The United States was not founded with political parties. In fact, our first president George Washington warned against them in his farewell address. Yet, it seems like America did what Americans do best nowadays: ignored him.

Even from the beginning, with Federalists and Democratic-Republicans, political parties were not just used as vehicles of bringing people of similar views together. They also incited major divisions and created misconceptions among the American people that the “other side” is wrong, and even worse, evil.

The political polarization in this country is astounding, and has reached a new level of division. But there is another mounting problem that plagues the American political system, unbeknownst to many: voting along party lines.

Voting along party line means to only vote the way the political party with which you are registered votes, and it is a dangerous technique. A party line vote can mean one of two things: the voter’s beliefs align exactly with their party on every issue, or the voter did no research or did not understand the ballot and just copied the party’s stances.

While the first situation may not seem like an issue at first, upon deeper reflection, it shows an underlying problem with the way our political system works. Two dominating parties can effectively brainwash voters through mass propaganda, and can demonize the other side. In turn, this will increase the divide between political parties- thus the divide in the country- and it can destroy the freedom of ideas through groupthink. (Also, how likely is that the millions of Americans registered as Democrats, or the millions registered as Republicans, hold exactly the same beliefs and want to vote exactly the same way on everything?) However, it is the second situation that reflects a bigger problem in the American political system.

For a democracy to be successful, citizens must actively participate in choosing their government and approving their laws, but there is an increasing apathy that is plaguing the population today. There are many people who don’t even bother to research who the candidates are or what the propositions mean, leaving them clueless about what or who to vote for.

This is where the corruption of the parties comes in. Political parties use targeted marketing strategies to convince potential voters that “their way is the best way,” even though usually, these voters don’t even know what the issues are truly about. Ignorance about candidates and acts opens the door for mass political parties to buy your vote, and your voice as a voter is destroyed.

Voting purely by party line, eliminates personal accountability and kills the interest and investment of people in government. You may not even agree with what the candidate’s actual platform is, but you vote for them because of the letter next to their name. Similarly, when Congresswomen and men vote, all too often the actual desires of the states are ignored while the representatives just follow their party.
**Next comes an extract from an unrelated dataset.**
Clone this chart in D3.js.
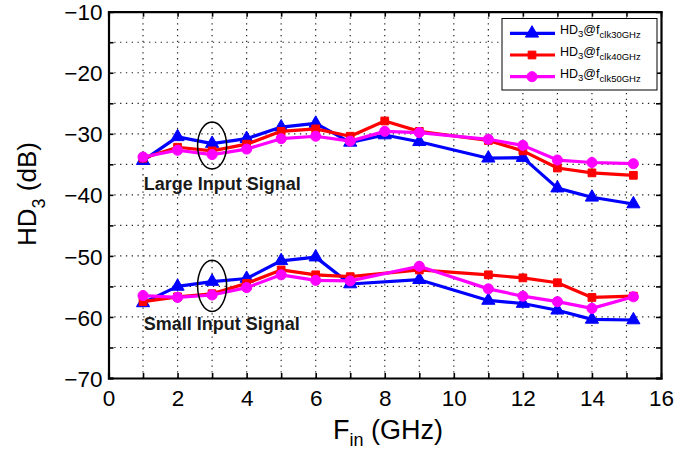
<!DOCTYPE html>
<html><head><meta charset="utf-8">
<script src="https://cdn.jsdelivr.net/npm/d3@7"></script>
<style>body{margin:0;background:#fff}svg{display:block}text{font-family:Arial,"Liberation Sans",sans-serif}</style>
</head><body>
<svg id="c" width="699" height="453"></svg>
<script>
const freqLarge = [1,2,3,4,5,6,7,8,9,11,12,13,14,15.2];
const large30 = [-34.4,-30.5,-31.6,-30.8,-28.9,-28.3,-31.4,-30.2,-31.3,-34.0,-33.9,-38.9,-40.4,-41.5];
const large40 = [-34.0,-32.2,-32.8,-31.7,-29.6,-29.2,-30.4,-27.9,-29.6,-31.1,-32.8,-35.6,-36.4,-36.8];
const large50 = [-33.8,-32.7,-33.4,-32.5,-30.8,-30.4,-31.2,-29.6,-29.8,-30.9,-31.9,-34.3,-34.7,-34.9];
const freqSmall = [1,2,3,4,5,6,7,9,11,12,13,14,15.2];
const small30 = [-57.7,-55.0,-54.2,-53.7,-50.8,-50.2,-54.6,-53.9,-57.3,-57.8,-58.9,-60.4,-60.5];
const small40 = [-57.5,-56.7,-56.2,-54.5,-52.3,-53.1,-53.4,-52.3,-53.1,-53.6,-54.4,-56.8,-56.6];
const small50 = [-56.5,-56.8,-56.4,-55.2,-53.1,-54.0,-54.1,-51.7,-55.4,-56.6,-57.5,-58.6,-56.7];
const seriesNames = ["clk30GHz","clk40GHz","clk50GHz"];
const xTicks = [0,2,4,6,8,10,12,14,16];
const yTicks = [-70,-60,-50,-40,-30,-20,-10];
const annotations = [{text:"Large Input Signal", x:1.02, y:-39.2, ex:3, ey:-31.9, rx:0.42, ry:3.85},
                     {text:"Small Input Signal", x:1.02, y:-62.1, ex:3, ey:-54.9, rx:0.42, ry:4.2}];

const colors = ["#0000ff","#ff0000","#ff00ff"];
const shapes = [d3.symbolTriangle, d3.symbolSquare, d3.symbolCircle];
const sizes = [75, 60, 80];

const svg = d3.select("#c");
const L=108.5, R=661, T=11.7, B=378;
const x = d3.scaleLinear().domain([0,16]).range([L,R]);
const y = d3.scaleLinear().domain([-70,-10]).range([B,T]);

svg.append("rect").attr("width",699).attr("height",453).attr("fill","#fff");

// grid
const g = svg.append("g");
g.selectAll(".gx").data(d3.range(1,16)).enter().append("line")
 .attr("x1",d=>x(d)).attr("x2",d=>x(d)).attr("y1",T).attr("y2",B)
 .attr("stroke","#222").attr("stroke-width",1.2).attr("stroke-dasharray","1.3,4.5");
g.selectAll(".gy").data(d3.range(-65,-10,5)).enter().append("line")
 .attr("y1",d=>y(d)).attr("y2",d=>y(d)).attr("x1",L).attr("x2",R)
 .attr("stroke","#222").attr("stroke-width",1.2).attr("stroke-dasharray","1.3,4.5");

// axes with inward ticks
const xb = d3.axisBottom(x).tickValues(d3.range(0,17)).tickSize(-5).tickFormat(d=> xTicks.includes(d)? d:"");
const xt = d3.axisTop(x).tickValues(d3.range(0,17)).tickSize(-5).tickFormat("");
const yl = d3.axisLeft(y).tickValues(d3.range(-70,-5,5)).tickSize(-5).tickFormat(d=> yTicks.includes(d)? String(d).replace("-","\u2212"):"");
const yr = d3.axisRight(y).tickValues(d3.range(-70,-5,5)).tickSize(-5).tickFormat("");
function style(sel){
  sel.select(".domain").attr("stroke","#000").attr("stroke-width",2.2);
  sel.selectAll(".tick line").attr("stroke","#000").attr("stroke-width",1.6);
  sel.selectAll(".tick text").attr("fill","#000").attr("font-size",22.5);
}
svg.append("g").attr("transform",`translate(0,${B})`).call(xb).call(style)
  .call(s=>s.selectAll(".tick text").attr("dy","0").attr("y",28));
svg.append("g").attr("transform",`translate(0,${T})`).call(xt).call(style);
svg.append("g").attr("transform",`translate(${L},0)`).call(yl).call(style)
  .call(s=>s.selectAll(".tick text").attr("x",-6).attr("dy","0.36em"));
svg.append("g").attr("transform",`translate(${R},0)`).call(yr).call(style);
svg.selectAll(".domain").attr("d", function(){ return d3.select(this).attr("d").replace(/V-?5|V5/g,"V0"); });

// data
const groups = [
  {f:freqLarge, s:[large30,large40,large50]},
  {f:freqSmall, s:[small30,small40,small50]}
];
const line = d3.line().x(d=>x(d[0])).y(d=>y(d[1]));
groups.forEach(gr=>{
  gr.s.forEach((vals,i)=>{
    const pts = gr.f.map((f,j)=>[f,vals[j]]);
    svg.append("path").attr("d",line(pts)).attr("fill","none")
      .attr("stroke",colors[i]).attr("stroke-width",3.2).attr("stroke-linejoin","round");
    svg.selectAll(null).data(pts).enter().append("path")
      .attr("transform",d=>`translate(${x(d[0])},${y(d[1])})`)
      .attr("d",d3.symbol().type(shapes[i]).size(sizes[i]))
      .attr("fill",colors[i]).attr("stroke",colors[i]).attr("stroke-width",1);
  });
});

// annotations
annotations.forEach(a=>{
  svg.append("ellipse").attr("cx",x(a.ex)).attr("cy",y(a.ey))
    .attr("rx",x(a.ex+a.rx)-x(a.ex)).attr("ry",y(a.ey-a.ry)-y(a.ey))
    .attr("fill","none").attr("stroke","#000").attr("stroke-width",1.5);
  svg.append("text").attr("x",x(a.x)).attr("y",y(a.y)).attr("font-size",18)
    .attr("font-weight","bold").attr("fill","#1a1a1a").text(a.text);
});

// legend
const lg = svg.append("g");
lg.append("rect").attr("x",502).attr("y",18.5).attr("width",155).attr("height",71.5)
  .attr("fill","#fff").attr("stroke","#000").attr("stroke-width",1);
seriesNames.forEach((n,i)=>{
  const cy = 33.3 + i*21.7;
  lg.append("line").attr("x1",510).attr("x2",555).attr("y1",cy).attr("y2",cy)
    .attr("stroke",colors[i]).attr("stroke-width",3.2);
  lg.append("path").attr("transform",`translate(532,${cy})`)
    .attr("d",d3.symbol().type(shapes[i]).size(sizes[i])).attr("fill",colors[i]).attr("stroke",colors[i]);
  const t = lg.append("text").attr("x",560).attr("y",cy+1).attr("font-size",12.5).attr("fill","#000");
  t.append("tspan").text("HD");
  t.append("tspan").attr("font-size",9.5).attr("dy",3).text("3");
  t.append("tspan").attr("dy",-3).text("@f");
  t.append("tspan").attr("font-size",9.5).attr("dy",4).text(n);
});

// axis titles
const xtitle = svg.append("text").attr("x",388).attr("y",439).attr("text-anchor","middle")
  .attr("font-size",27).attr("fill","#000");
xtitle.append("tspan").text("F");
xtitle.append("tspan").attr("font-size",18).attr("dy",7).text("in");
xtitle.append("tspan").attr("dy",-7).text(" (GHz)");
const ytitle = svg.append("text").attr("transform",`translate(35.5,194) rotate(-90)`)
  .attr("text-anchor","middle").attr("font-size",26).attr("fill","#000");
ytitle.append("tspan").text("HD");
ytitle.append("tspan").attr("font-size",18).attr("dy",9).text("3");
ytitle.append("tspan").attr("dy",-9).text(" (dB)");
</script>
</body></html>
Drawing this party line in the political sand snowballs into other effects, such as the aforementioned division between parties, increased voter dissatisfaction and decreased number of voters. If people just do what their party tells them, they lose their motivation to participate in government and they start to believe that their voice doesn’t matter anymore. And if the trend of voting party line continues, then their individualized vote may not matter after all.
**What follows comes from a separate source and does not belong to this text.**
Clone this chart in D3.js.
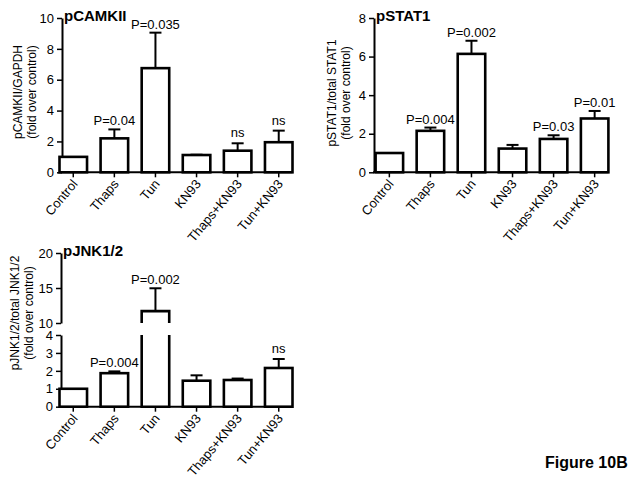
<!DOCTYPE html>
<html>
<head>
<meta charset="utf-8">
<script src="https://cdn.jsdelivr.net/npm/d3@7"></script>
<style>
body { margin: 0; background: #fff; }
text { font-family: "Liberation Sans", Arial, sans-serif; fill: #000; }
</style>
</head>
<body>
<div id="chart"></div>
<script>
// categories shared by all three panels
var categories = ["Control", "Thaps", "Tun", "KN93", "Thaps+KN93", "Tun+KN93"];

// pCAMKII / GAPDH
var camkiiMean = [1.0, 2.2, 6.75, 1.12, 1.4, 1.95];
var camkiiSem = [0, 0.58, 2.3, 0.02, 0.48, 0.75];
var camkiiLabels = ["", "P=0.04", "P=0.035", "", "ns", "ns"];
var camkiiTicks = [0, 2, 4, 6, 8, 10];

// pSTAT1 / total STAT1
var stat1Mean = [1.0, 2.15, 6.14, 1.23, 1.73, 2.79];
var stat1Sem = [0, 0.17, 0.68, 0.19, 0.19, 0.39];
var stat1Labels = ["", "P=0.004", "P=0.002", "", "P=0.03", "P=0.01"];
var stat1Ticks = [0, 2, 4, 6, 8];

// pJNK1/2 / total JNK1/2 (broken y axis)
var jnkMean = [1.0, 1.87, 11.7, 1.45, 1.49, 2.16];
var jnkSem = [0, 0.1, 3.26, 0.3, 0.08, 0.5];
var jnkLabels = ["", "P=0.004", "P=0.002", "", "", "ns"];
var jnkTicksLow = [0, 1, 2, 3, 4];
var jnkTicksHigh = [10, 15, 20];

var W = 632, H = 487;

var svg = d3.select("#chart").append("svg")
    .attr("width", W)
    .attr("height", H);

function drawPanel(p) {
    var g = svg.append("g");

    var x = d3.scaleBand().domain(categories).range(p.xRange)
        .paddingInner(0.33).paddingOuter(0);
    var bw = x.bandwidth();

    var segs = p.segments.map(function(s) {
        return { scale: d3.scaleLinear().domain(s.domain).range(s.range), domain: s.domain, ticks: s.ticks };
    });
    function y(v) {
        for (var i = 0; i < segs.length; i++) {
            if (v <= segs[i].domain[1]) return segs[i].scale(v);
        }
        return segs[segs.length - 1].scale(v);
    }
    var y0 = segs[0].scale(0);

    // y axis (one piece per segment)
    segs.forEach(function(s) {
        var ax = g.append("g")
            .attr("transform", "translate(" + p.axisX + ",0)")
            .call(d3.axisLeft(s.scale).tickValues(s.ticks).tickFormat(d3.format("d"))
                .tickSize(5).tickPadding(3).tickSizeOuter(0));
        ax.select(".domain").attr("stroke", "#000").attr("stroke-width", 2);
        ax.selectAll(".tick line").attr("stroke", "#000").attr("stroke-width", 1.5);
        ax.selectAll(".tick text").style("font-size", "13px").attr("fill", "#000");
    });

    // x axis
    g.append("line")
        .attr("x1", p.axisX - 1).attr("x2", p.xRange[1])
        .attr("y1", y0).attr("y2", y0)
        .attr("stroke", "#000").attr("stroke-width", 2);

    g.selectAll(".xtick")
        .data(categories)
        .enter().append("line")
        .attr("class", "xtick")
        .attr("x1", function(d) { return x(d) + bw / 2; })
        .attr("x2", function(d) { return x(d) + bw / 2; })
        .attr("y1", y0).attr("y2", y0 + 5)
        .attr("stroke", "#000").attr("stroke-width", 1.5);

    g.selectAll(".xlabel")
        .data(categories)
        .enter().append("text")
        .attr("class", "xlabel")
        .attr("text-anchor", "end")
        .style("font-size", "13px")
        .attr("transform", function(d) {
            return "translate(" + (x(d) + bw / 2 + 5) + "," + (y0 + 12) + ") rotate(-50)";
        })
        .text(function(d) { return d; });

    var data = categories.map(function(c, i) {
        return { cat: c, mean: p.means[i], sem: p.sems[i], label: p.labels[i] };
    });

    // error bars (upper only)
    var err = g.selectAll(".err").data(data.filter(function(d) { return d.sem > 0; }))
        .enter().append("g").attr("class", "err");
    err.append("line")
        .attr("x1", function(d) { return x(d.cat) + bw / 2; })
        .attr("x2", function(d) { return x(d.cat) + bw / 2; })
        .attr("y1", function(d) { return y(d.mean); })
        .attr("y2", function(d) { return y(d.mean + d.sem); })
        .attr("stroke", "#000").attr("stroke-width", 2);
    err.append("line")
        .attr("x1", function(d) { return x(d.cat) + bw / 2 - 6; })
        .attr("x2", function(d) { return x(d.cat) + bw / 2 + 6; })
        .attr("y1", function(d) { return y(d.mean + d.sem); })
        .attr("y2", function(d) { return y(d.mean + d.sem); })
        .attr("stroke", "#000").attr("stroke-width", 2);

    // bars
    var breakTop = segs.length > 1 ? segs[0].domain[1] : Infinity;
    data.forEach(function(d) {
        var x0 = x(d.cat), x1 = x0 + bw;
        if (d.mean <= breakTop) {
            g.append("rect")
                .attr("x", x0).attr("y", y(d.mean))
                .attr("width", bw).attr("height", y0 - y(d.mean))
                .attr("fill", "#fff").attr("stroke", "#000").attr("stroke-width", 2.6);
        } else {
            var upBottom = segs[1].scale(segs[1].domain[0]);
            var lowTop = segs[0].scale(segs[0].domain[1]);
            g.append("path")
                .attr("d", "M" + x0 + "," + upBottom + "V" + y(d.mean) + "H" + x1 + "V" + upBottom)
                .attr("fill", "#fff").attr("stroke", "#000").attr("stroke-width", 2.6);
            g.append("path")
                .attr("d", "M" + x0 + "," + lowTop + "V" + y0 + "H" + x1 + "V" + lowTop)
                .attr("fill", "#fff").attr("stroke", "#000").attr("stroke-width", 2.6);
        }
    });

    // significance labels
    g.selectAll(".plabel")
        .data(data.filter(function(d) { return d.label; }))
        .enter().append("text")
        .attr("class", "plabel")
        .attr("text-anchor", "middle")
        .style("font-size", "13px")
        .attr("x", function(d) { return x(d.cat) + bw / 2; })
        .attr("y", function(d) { return y(d.mean + d.sem) - (d.label == "ns" ? 6 : 4); })
        .text(function(d) { return d.label; });

    // panel title
    g.append("text")
        .attr("x", p.axisX + 2).attr("y", p.titleY)
        .style("font-size", "15px").style("font-weight", "bold")
        .text(p.title);

    // y axis title, two lines
    var yt = g.append("text")
        .attr("text-anchor", "middle")
        .style("font-size", "12px")
        .attr("transform", "translate(" + p.yTitleX + "," + p.yTitleY + ") rotate(-90)");
    yt.append("tspan").attr("x", 0).attr("y", 0).text(p.yTitle[0]);
    yt.append("tspan").attr("x", 0).attr("y", 14).text(p.yTitle[1]);
}

drawPanel({
    title: "pCAMKII",
    yTitle: ["pCAMKII/GAPDH", "(fold over control)"],
    means: camkiiMean, sems: camkiiSem, labels: camkiiLabels,
    axisX: 62, xRange: [59.5, 292.5],
    segments: [{ domain: [0, 10], range: [172.3, 18], ticks: camkiiTicks }],
    titleY: 21, yTitleX: 22, yTitleY: 92
});

drawPanel({
    title: "pSTAT1",
    yTitle: ["pSTAT1/total STAT1", "(fold over control)"],
    means: stat1Mean, sems: stat1Sem, labels: stat1Labels,
    axisX: 374, xRange: [375.6, 608.4],
    segments: [{ domain: [0, 8], range: [172.3, 18], ticks: stat1Ticks }],
    titleY: 21, yTitleX: 336, yTitleY: 93
});

drawPanel({
    title: "pJNK1/2",
    yTitle: ["pJNK1/2/total JNK1/2", "(fold over control)"],
    means: jnkMean, sems: jnkSem, labels: jnkLabels,
    axisX: 61, xRange: [59.5, 292.5],
    segments: [
        { domain: [0, 4], range: [406.7, 335], ticks: jnkTicksLow },
        { domain: [10, 20], range: [323, 253], ticks: jnkTicksHigh }
    ],
    titleY: 256, yTitleX: 19, yTitleY: 313
});

svg.append("text")
    .attr("x", 545).attr("y", 468)
    .style("font-size", "16px").style("font-weight", "bold")
    .text("Figure 10B");
</script>
</body>
</html>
Now, of course it is very possible that even a moderate liberal could agree with every liberal decision on the ballot, and there is nothing wrong with this situation if you do. If you have done your research, follow your morals and actually agree with the party decisions, you are exercising your democratic rights correctly and utilizing political parties the right way.  

Also, while many issues with the political party system in America have been outlined, these parties do serve their purpose. They give people the chance to connect with others, they inform people of political events, they check the opposite party and can help people quickly identify the basic views of candidates tied to the parties.
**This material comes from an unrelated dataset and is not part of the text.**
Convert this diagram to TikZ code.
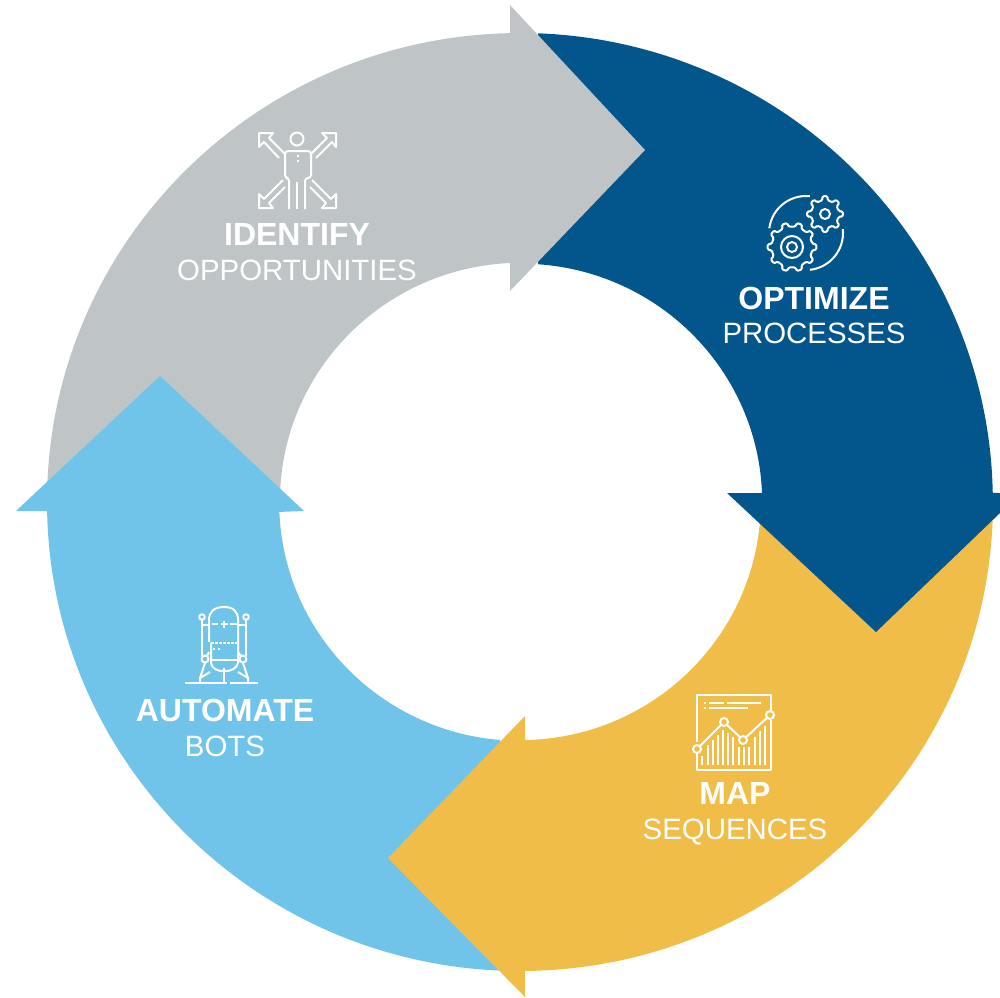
\documentclass[tikz,border=0pt]{standalone}
\usepackage{fontspec}
\setmainfont{Liberation Sans}
\definecolor{cgray}{HTML}{BFC5C7}
\definecolor{cnavy}{HTML}{02568C}
\definecolor{cyel}{HTML}{F0BD48}
\definecolor{cblue}{HTML}{70C4E9}
\newcommand{\gearshape}[5]{% cx cy rin rout n
  \draw[rounded corners=1.2pt] ({#1+#3*cos(-360/#5*0.26)},{#2+#3*sin(-360/#5*0.26)})
   \foreach \k in {0,...,\numexpr#5-1\relax}{
     -- ({#1+#3*cos(\k*360/#5-360/#5*0.26)},{#2+#3*sin(\k*360/#5-360/#5*0.26)})
     -- ({#1+#4*cos(\k*360/#5-360/#5*0.17)},{#2+#4*sin(\k*360/#5-360/#5*0.17)})
     -- ({#1+#4*cos(\k*360/#5+360/#5*0.17)},{#2+#4*sin(\k*360/#5+360/#5*0.17)})
     -- ({#1+#3*cos(\k*360/#5+360/#5*0.26)},{#2+#3*sin(\k*360/#5+360/#5*0.26)})
   } -- cycle;}
\tikzset{
  x=1pt,y=-1pt,
  ic/.style={draw=white,line width=2pt,fill=none,line join=round},
  lab/.style={text=white,font=\fontsize{29.4}{32}\selectfont,inner sep=0pt,anchor=base},
  labb/.style={text=white,font=\fontsize{32}{34}\selectfont\bfseries,inner sep=0pt,anchor=base},
}
\begin{document}
\begin{tikzpicture}
\useasboundingbox (0,0) rectangle (1000,997);
\fill[white] (0,0) rectangle (1000,997);
% gray body
\fill[cgray] (47,502) arc[start angle=180,end angle=268.8,x radius=473,y radius=469]
  -- (510,263) arc[start angle=267.4,end angle=180,x radius=241,y radius=238.5] -- cycle;
% blue
\fill[cblue] (47.1,511) arc[start angle=178.9,end angle=92.4,x radius=473,y radius=469]
  -- (500,740) arc[start angle=94.8,end angle=177.7,x radius=241,y radius=238.5]
  -- (304,511) -- (160,376) -- (16,511) -- cycle;
% yellow
\fill[cyel] (993,502) arc[start angle=0,end angle=89.4,x radius=473,y radius=469]
  -- (525,997) -- (388,858) -- (525,716) -- (525,740)
  arc[start angle=89,end angle=0,x radius=240,y radius=238.5] -- cycle;
% navy
\fill[cnavy] (538,33.3) arc[start angle=-87.8,end angle=-1.1,x radius=473,y radius=469]
  -- (1000,493) -- (1000,513) -- (876,632) -- (727,493) -- (762,493)
  arc[start angle=-2.2,end angle=-86,x radius=241,y radius=238.5] -- cycle;
% gray head
\fill[cgray] (510,5) -- (645,150) -- (510,291) -- cycle;
% labels
\node[labb] (t1) at (297,245.5) {IDENTIFY};
\node[lab] (s1) at (297,280.5) {OPPORTUNITIES};
\node[labb] (t2) at (814,309.5) {OPTIMIZE};
\node[lab] (s2) at (814,343.5) {PROCESSES};
\node[labb] (t3) at (735,804.5) {MAP};
\node[lab] (s3) at (735,839.5) {SEQUENCES};
\node[labb] (t4) at (225,721.5) {AUTOMATE};
\node[lab] (s4) at (225,756.5) {BOTS};
% icon: person
\begin{scope}[ic]
\draw (297,139) circle[radius=6.5];
\draw[rounded corners=3pt] (289,209) -- (289,178) -- (285,178) -- (285,151) -- (311,151) -- (311,178) -- (305,178) -- (305,209);
\draw (297,182) -- (297,209);
\draw (297.5,155) -- (297.5,157) (297.5,160) -- (297.5,162);
% TL
\draw (285,154) -- (269,138) -- (273,133) -- (259,133) -- (259,147) -- (264,142) -- (279,158);
% TR
\draw (311,154) -- (327,138) -- (322,133) -- (336,133) -- (336,147) -- (332,142) -- (316,158);
% BL
\draw (283,180) -- (264,199) -- (259,194) -- (259,208) -- (273,208) -- (269,203) -- (285,187);
% BR
\draw (312,180) -- (331,199) -- (336,194) -- (336,208) -- (322,208) -- (326,203) -- (310,187);
\end{scope}
% icon: gears
\begin{scope}[ic]
\draw (806,233) ++(187.5:37) arc[start angle=187.5,end angle=276,radius=37];
\draw (806,233) ++(-6:37) arc[start angle=-6,end angle=84,radius=37];
\draw (825,214) circle[radius=5];
\gearshape{825}{214}{14}{18}{8}
\draw (792,247) circle[radius=5];
\draw (792,247) circle[radius=11];
\gearshape{792}{247}{20.5}{24.5}{10}
\end{scope}
% icon: chart
\begin{scope}[ic]
\draw (697,742) -- (697,695) -- (771,695) -- (771,770) -- (697,770) -- (697,753);
\draw (704,703) -- (706,703) (709,703) -- (724,703) (727,703) -- (761,703);
\draw (704,708) -- (706,708) (709,708) -- (748,708);
\foreach \x/\y in {702/756,708/745,713/740,718/735,723/730,728/733,733/737,739/747,744/747,749/747,755/737,760/731,765/726}{\draw (\x,765) -- (\x,\y);}
\draw (697,749) -- (724,722) -- (743,740) -- (770,715);
\foreach \x/\y in {697/749,724/722,743/740,770/715}{\fill[cyel] (\x,\y) circle[radius=4]; \draw (\x,\y) circle[radius=4];}
\end{scope}
% icon: bot
\begin{scope}[ic]
\draw (209,642) -- (209,620) .. controls (209,611) and (215,607) .. (224,607) .. controls (233,607) and (238,611) .. (238,620) -- (238,663) .. controls (236,674) and (212,674) .. (211,663) -- (211,643);
\draw (212,624) -- (218,624) (230,624) -- (238,624) (220.5,624) -- (227.5,624) (224,620.5) -- (224,627.5);
\draw (211,660) -- (238,660);
\draw[dash pattern=on 2.5pt off 1.5pt] (211,643) -- (238,643);
\draw (213,649) -- (215,649) (218,649) -- (220,649);
\draw (202,617) circle[radius=2.8] (246,617) circle[radius=2.8];
\draw (202,620) -- (202,656) (246,620) -- (246,656);
\draw (203,625) -- (209,625) (246,625) -- (238,625);
\draw (209,652) -- (207,656) (238,652) -- (241,656);
\draw (205,659) circle[radius=3.5] (243,659) circle[radius=3.5];
\draw (205,663) -- (200,678) -- (200,683) (200,678) -- (210,672);
\draw (243,663) -- (248,678) -- (248,683) (248,678) -- (238,672);
\draw (224,668) -- (224,683);
\draw (185,683) -- (227,683) (230,683) -- (258,683);
\end{scope}
\end{tikzpicture}
\end{document}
It can be hard and time consuming to conduct thorough research on what is on the ballot, but it cannot be stressed enough the importance of this task. Even though election day is tomorrow, there is still time. Blindly voting based on what your party says helps no one, especially not yourself, and you will only be dissatisfied with the result. Fortunately, there are nonpartisan guides available for the sole purpose of giving voters the basics of what they are voting on, and the strategy of looking at sources from the “other side” may give you a new perspective on an issue.

In the end nothing can police voters on how to vote and this extra research shouldn’t discourage voters, but taking the extra time may be the difference between having a senator, a representative, a governor or a president, that you actually want versus one you only knew as red or blue.